Comment by trashb
8 days ago
Some language settings (on windows) will auto replace the '' and "" set for ʻʼ and “” as that is the correct spelling in the set language. There is also the lower quotes that can be used but it seems usually a normal comma and double comma is used as codepoint (U+002C, U+201E) ,’ „”.
This really messed me up when I started programming since those quotes will not work when writing in a language that expects a set of the same character but they may use the same glyph. This is one of the many reasons I have my systems set to English.
I agree that for a normal writing environment it may be advantageous to have it auto replace since it is also just easier to hit the same key twice and have it auto open/close.
I have never encountered that behaviour outside of Microsoft Word and its alternatives, I've always had this happen application-side. Is this an IME thing? Or a non-Unicode-compatible code page? Because I don't think there's any other Windows-side automatic replacement of that type.
Many blog engines online will also try to be helpful and replace quotes with smart quotes, which makes copy-pasting source code from tutorials quite a pain.
From what I remember (it was a while back) it was both in notepad, notepad++ and geany.
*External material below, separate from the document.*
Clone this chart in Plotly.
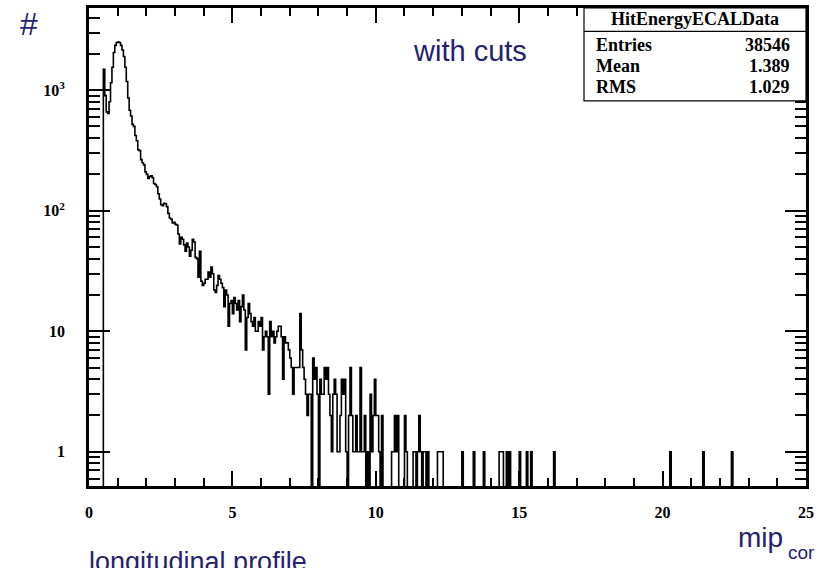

I was using, probably win xp or 7 at the time. I remember the only way I could fix it at the time was to change the language and keyboard settings to international English.
I can't seem to replicate the behavior now on win 11 even with the same language set and keyboard layout (system language set to English), so perhaps I'm misremembering? It seems that this keyboard layout does enable typing ¨ U+00A8 so perhaps I am confused with that and that some editors (word etc) do the opening/closing replacement.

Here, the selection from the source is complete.